• [MATERIAL PROVIDED]
========================================

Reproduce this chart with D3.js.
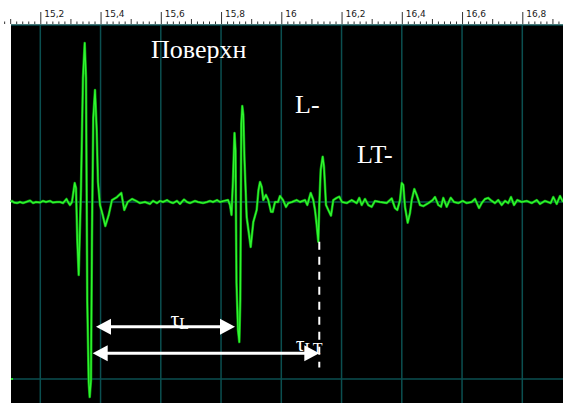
<!DOCTYPE html>
<html>
<head>
<meta charset="utf-8">
<script src="https://cdn.jsdelivr.net/npm/d3@7"></script>
<style>
  html, body { margin: 0; padding: 0; background: #fff; }
  svg { display: block; }
</style>
</head>
<body>
<svg id="chart" width="563" height="403"></svg>
<script>
// Ruler ticks along the time axis (µs)
const timeTicks = [15.2, 15.4, 15.6, 15.8, 16.0, 16.2, 16.4, 16.6, 16.8];
const tickLabels = ["15,2", "15,4", "15,6", "15,8", "16", "16,2", "16,4", "16,6", "16,8"];

// Ultrasonic A-scan: sample times (µs) and normalised amplitude
const times = [
  15.1027, 15.1061, 15.1127, 15.1227, 15.1326, 15.1426, 15.1525, 15.1658, 15.1758, 15.1857,
  15.1990, 15.2090, 15.2189, 15.2322, 15.2422, 15.2554, 15.2654, 15.2754, 15.2870, 15.2920,
  15.2986, 15.3052, 15.3142, 15.3185, 15.3228, 15.3275, 15.3351, 15.3417, 15.3474, 15.3517,
  15.3560, 15.3607, 15.3640, 15.3683, 15.3716, 15.3759, 15.3816, 15.3872, 15.3915, 15.3982,
  15.4071, 15.4158, 15.4271, 15.4380, 15.4546, 15.4689, 15.4788, 15.4901, 15.5044, 15.5177,
  15.5310, 15.5476, 15.5641, 15.5741, 15.5874, 15.5973, 15.6073, 15.6206, 15.6305, 15.6405,
  15.6538, 15.6637, 15.6770, 15.6870, 15.6969, 15.7135, 15.7235, 15.7401, 15.7534, 15.7633,
  15.7733, 15.7866, 15.7965, 15.8098, 15.8231, 15.8297, 15.8347, 15.8397, 15.8447, 15.8480,
  15.8513, 15.8563, 15.8606, 15.8639, 15.8672, 15.8705, 15.8739, 15.8778, 15.8851, 15.8984,
  15.9071, 15.9183, 15.9243, 15.9293, 15.9349, 15.9403, 15.9492, 15.9568, 15.9658, 15.9715,
  15.9791, 15.9891, 15.9957, 16.0057, 16.0156, 16.0232, 16.0355, 16.0511, 16.0621, 16.0787,
  16.0863, 16.0976, 16.1062, 16.1119, 16.1175, 16.1228, 16.1261, 16.1308, 16.1374, 16.1417,
  16.1484, 16.1560, 16.1650, 16.1726, 16.1839, 16.1925, 16.2015, 16.2171, 16.2337, 16.2503,
  16.2589, 16.2669, 16.2778, 16.2888, 16.3001, 16.3110, 16.3276, 16.3499, 16.3665, 16.3774,
  16.3851, 16.3940, 16.3997, 16.4050, 16.4106, 16.4196, 16.4272, 16.4329, 16.4415, 16.4495,
  16.4604, 16.4714, 16.4880, 16.5026, 16.5102, 16.5212, 16.5301, 16.5378, 16.5490, 16.5623,
  16.5733, 16.5876, 16.6022, 16.6154, 16.6320, 16.6430, 16.6563, 16.6652, 16.6762, 16.6871,
  16.6984, 16.7094, 16.7203, 16.7316, 16.7426, 16.7535, 16.7625, 16.7724, 16.7834, 16.7980,
  16.8146, 16.8312, 16.8478, 16.8588, 16.8754, 16.8943, 16.9029, 16.9142, 16.9251, 16.9351
];
const amps = [
  0.000, 0.006, -0.003, -0.006, 0.000, -0.006, 0.000, 0.008, -0.006, 0.000,
  -0.003, 0.006, 0.000, 0.006, -0.003, 0.000, 0.000, -0.006, 0.017, 0.000,
  -0.017, 0.000, 0.107, 0.079, -0.215, -0.412, 0.079, 0.701, 0.898, 0.701,
  -0.565, -1.017, -1.102, -1.006, -0.186, 0.475, 0.633, 0.407, 0.113, -0.017,
  -0.073, -0.136, -0.073, 0.011, 0.028, 0.051, -0.045, 0.000, 0.017, 0.006,
  -0.006, 0.000, -0.011, 0.006, -0.006, 0.006, 0.000, 0.011, 0.000, -0.006,
  0.006, -0.011, 0.014, 0.000, -0.006, 0.006, 0.000, -0.006, 0.000, 0.006,
  0.000, 0.011, 0.000, 0.006, 0.011, -0.017, -0.073, 0.124, 0.390, 0.294,
  -0.458, -0.723, -0.791, -0.554, 0.441, 0.542, 0.492, 0.237, -0.085, -0.254,
  -0.113, -0.045, 0.068, 0.113, 0.085, 0.011, 0.040, 0.011, -0.055, -0.056,
  0.000, 0.000, 0.034, 0.011, -0.028, -0.006, 0.000, 0.011, 0.000, 0.011,
  -0.017, 0.051, 0.011, -0.045, -0.130, -0.224, -0.017, 0.181, 0.256, 0.199,
  -0.017, -0.045, -0.077, 0.011, 0.023, 0.030, 0.000, -0.006, 0.011, -0.006,
  0.023, -0.017, 0.017, -0.017, -0.027, 0.006, 0.000, -0.006, 0.020, -0.034,
  -0.045, 0.011, 0.107, 0.096, -0.027, -0.117, -0.062, 0.011, 0.073, 0.040,
  -0.017, -0.023, -0.006, 0.011, 0.028, -0.017, -0.027, 0.023, -0.027, 0.024,
  0.000, -0.006, 0.006, -0.006, 0.000, 0.017, -0.034, -0.006, 0.017, 0.023,
  0.006, -0.006, 0.011, -0.017, 0.006, -0.006, 0.028, -0.017, 0.011, 0.000,
  0.006, -0.006, 0.011, -0.011, 0.006, -0.006, 0.028, -0.011, 0.034, 0.000
];

// Echo labels and time-of-flight annotations (data units)
const echoLabels = [
  { text: "Поверхн", t: 15.5675, a: 0.814 },
  { text: "L-",      t: 16.0455, a: 0.501 },
  { text: "LT-",     t: 16.2513, a: 0.220 }
];
const spans = [
  { from: 15.3849, to: 15.8463, level: -0.705, sym: "τ", sub: "L",  labelT: 15.6322, labelA: -0.700 },
  { from: 15.3739, to: 16.1261, level: -0.855, sym: "τ", sub: "LT", labelT: 16.0476, labelA: -0.842 }
];
const markerT = 16.1261, markerTop = -0.224, markerBottom = -0.935;

const W = 563, H = 403;
const svg = d3.select("#chart");

const x = d3.scaleLinear().domain([15.2, 16.8]).range([40.3, 522.3]);
const y = d3.scaleLinear().domain([-1, 1]).range([379, 25]);

const plotLeft = 11, plotTop = 25;
const gridColor = "#0b4f50";

// background
svg.append("rect").attr("width", W).attr("height", H).attr("fill", "#fff");
svg.append("rect")
  .attr("x", plotLeft).attr("y", plotTop)
  .attr("width", W - plotLeft).attr("height", H - plotTop)
  .attr("fill", "#000");

// grid
const grid = svg.append("g").attr("stroke", gridColor).attr("stroke-width", 1.5);
grid.selectAll("line.v").data(timeTicks).join("line")
  .attr("class", "v")
  .attr("x1", d => x(d)).attr("x2", d => x(d))
  .attr("y1", plotTop).attr("y2", H);
grid.selectAll("line.h").data([1, 0, -1]).join("line")
  .attr("class", "h")
  .attr("x1", plotLeft).attr("x2", W)
  .attr("y1", d => y(d)).attr("y2", d => y(d));

// ruler
const rulerY = 24;
const minorVals = d3.range(754, 847).filter(i => i % 10 !== 0).map(i => i / 50);
const smallVals = minorVals.filter(v => Math.round(v * 50) % 5 !== 0);
const midVals = minorVals.filter(v => Math.round(v * 50) % 5 === 0);

const ruler = svg.append("g").attr("transform", `translate(0,${rulerY})`);
ruler.append("g")
  .call(d3.axisTop(x).tickValues(smallVals).tickSize(2.5).tickFormat(""))
  .call(g => g.select(".domain").remove());
ruler.append("g")
  .call(d3.axisTop(x).tickValues(midVals).tickSize(5).tickFormat(""))
  .call(g => g.select(".domain").remove());
ruler.append("g")
  .call(d3.axisTop(x).tickValues(timeTicks).tickSize(12)
    .tickFormat((d, i) => tickLabels[i]))
  .call(g => g.select(".domain").remove())
  .call(g => g.selectAll("text")
    .attr("text-anchor", "start")
    .attr("x", 3.5).attr("y", -7.5).attr("dy", 0)
    .attr("fill", "#1a1a1a")
    .style("font-family", "'DejaVu Sans', Verdana, sans-serif")
    .style("font-size", "9px"));
ruler.selectAll("line").attr("stroke", "#333").attr("stroke-width", 1);

// level marker at the left edge
svg.append("rect").attr("x", plotLeft).attr("y", y(-1) - 1)
  .attr("width", 2).attr("height", 2).attr("fill", "#22dd22");

// waveform
const pts = times.map((t, i) => [t, amps[i]]);
const line = d3.line().x(d => x(d[0])).y(d => y(d[1]));
const wave = svg.append("g").attr("fill", "none").attr("stroke-linejoin", "round");
wave.append("path").attr("d", line(pts)).attr("stroke", "#0a960a").attr("stroke-width", 2.6);
wave.append("path").attr("d", line(pts)).attr("stroke", "#30f530").attr("stroke-width", 1.4);

// dashed marker from the LT echo down to the span arrow
svg.append("line")
  .attr("x1", x(markerT)).attr("x2", x(markerT))
  .attr("y1", y(markerTop)).attr("y2", y(markerBottom))
  .attr("stroke", "#fff").attr("stroke-width", 2)
  .attr("stroke-dasharray", "8,7");

// double-headed time-of-flight arrows
const headLen = 15, headHalf = 8;
const arrows = svg.append("g");
spans.forEach(s => {
  const x0 = x(s.from), x1 = x(s.to), yy = y(s.level);
  arrows.append("line")
    .attr("x1", x0 + headLen - 1).attr("x2", x1 - headLen + 1)
    .attr("y1", yy).attr("y2", yy)
    .attr("stroke", "#fff").attr("stroke-width", 3);
  arrows.append("polygon")
    .attr("points", [[x0, yy], [x0 + headLen, yy - headHalf], [x0 + headLen, yy + headHalf]].join(" "))
    .attr("fill", "#fff");
  arrows.append("polygon")
    .attr("points", [[x1, yy], [x1 - headLen, yy - headHalf], [x1 - headLen, yy + headHalf]].join(" "))
    .attr("fill", "#fff");
  const lbl = arrows.append("text")
    .attr("x", x(s.labelT)).attr("y", y(s.labelA))
    .attr("fill", "#fff")
    .style("font-family", "'Liberation Serif', 'Times New Roman', serif");
  lbl.append("tspan").style("font-size", "22px").text(s.sym);
  lbl.append("tspan").style("font-size", "16px").attr("dy", 3).text(s.sub);
});

// echo labels
svg.append("g").selectAll("text").data(echoLabels).join("text")
  .attr("x", d => x(d.t)).attr("y", d => y(d.a))
  .attr("fill", "#fff")
  .style("font-family", "'Liberation Serif', 'Times New Roman', serif")
  .style("font-size", "26px")
  .text(d => d.text);
</script>
</body>
</html>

========================================

• [PROBLEM REQUIREMENTS] List all lines holding the string "chart".

• [CORRECT RESULT]
Reproduce this chart with D3.js.
<svg id="chart" width="563" height="403"></svg>
const svg = d3.select("#chart");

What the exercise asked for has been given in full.